The loneliness of that period ended when she met the poet Lachlan Mackinnon, with whom she now lives in Winchester. He is the dedicatee of If I Don't Know and the man acknowledged by Cope as the reason for its tone of sometimes dreamy and delirious content. "Someone to stay home with was all my desire", she writes in the poem "Being Boring", "And now that I've found a safe mooring,/ I've just one ambition in life: I aspire/ To go on and on being boring." Despite the refrain of that poem, though, she is testy about the assumption ­ expressed in more than one review of the new book ­ that happiness necessarily dulls the poetic edge. She has just finished an anthology of 101 happy poems and takes issue in her introduction with the old truism that happiness writes white.

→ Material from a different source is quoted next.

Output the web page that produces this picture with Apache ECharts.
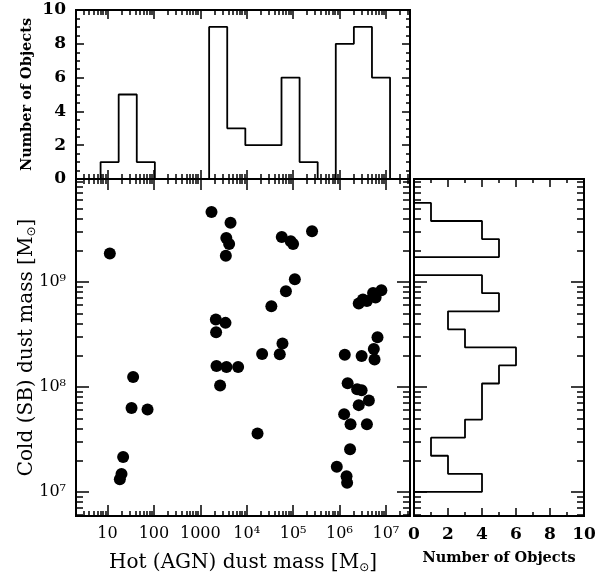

Moreover, she points out, there's plenty of evidence of the old Cope, alert to sentimental prejudices. When I remark on the vast difference between the Christmas poems in Serious Concerns (as unfestive in their spirit as you can imagine) and "The Christmas Life" in this one (a children's carol of utterly guileless enchantment) she draws my attention to the fact that it's immediately followed by a more sardonic account ­ a poem called "30th December", which notes the frustrating way in which perfect days never quite match up with their calendar appointments.

In any case happiness is, for Cope, never quite the unblemished white that the saying casually assumes. She disagrees when I put it to her that her own happiness is an unusually melancholy brand ­ preoccupied with potential loss and the fragility of the moment. That's standard operating procedure for poets, she suggests ­ a thread that runs through the fabric of most English poetry ­ and in any case, she doesn't think she's remarkable in feeling such anxieties.

"Let's put it this way", she says, vetting the line for public transmission. "If you were going to put that it's a sad kind of happiness you'd have to add 'in the sense that all happiness is sad'." But her willingness to admit impurities of emotion into her verse is one of the reasons her comedy is so telling. It's a matter of being true not just to the feelings you feel you should be feeling, but to those that you actually are.

She cites an example from the new book, a romantic poem called "Song" that didn't work at all in its first drafts: "Then I remembered that this unromantic thing happened and when I put the unromantic thing in the poem as well it worked much better. But it's still a love poem". It's also probably the only love poem in which the object of the poet's affections sits down on the poet's "saved-from-lunch" banana ­ but the result is funny and moving, a proper account of how, in love, even the ridiculous becomes lovable.

The eight quatrains of "Song" follow what you might call an A-B-B-C rhyme scheme, in which A is open, B stands for "banana" and C for the word "crisps" ­ those sturdily unpoetical words thus hogging 75 per cent of the line-endings. It's a good example of Cope's combination of poetic mischief with poetic rigour, which can also be seen in her love for classic verse forms. She uses villanelle, triolets and sonnets, she says, because she loves them herself as a reader, but I wonder whether they also offer a security blanket for a poet still surprisingly unsure of her claim to the title. "I think part of the reason they appeal to me is that there are rules to obey", she says, "and at least if you've got it technically right that's something."

She is a curious mixture of candour and reserve ­ unselfconscious in talking about some details of her emotional life ("I did cry a lot when I first got to Winchester and I think that was partly that it was safe to let that sadness come out, partly realising what I'd missed all the years I was on my own") but cautious when the feelings of others might be involved and uncomfortable when I ask her whether she is now a believer (she attends cathedral services in Winchester regularly). If she was mocking of religious faith in earlier works she is not now, but she is clearly reluctant to stick a pre-printed label on this element of her life. After some thought she says this, slowly and precisely: "When Serious Concerns came out, if you'd asked me that question I would have said 'No, I'm an atheist'. That was it. And I certainly wouldn't say 'No, I'm an atheist' now."

There is no awkwardness when she talks about the future, though. "I don't know whether there'll be another book and it's OK if there isn't... I was saying to someone on the phone, 'The really important thing is that it sells well enough to keep me going until the pensions kick in', and she said, 'That's so wonderfully Larkinian you must say it in an interview'."

Well, now she has, though after three books she may deserve her own adjective. In its wry refusal to be pretentious about her success it was, I think, a characteristically Copian thing to say.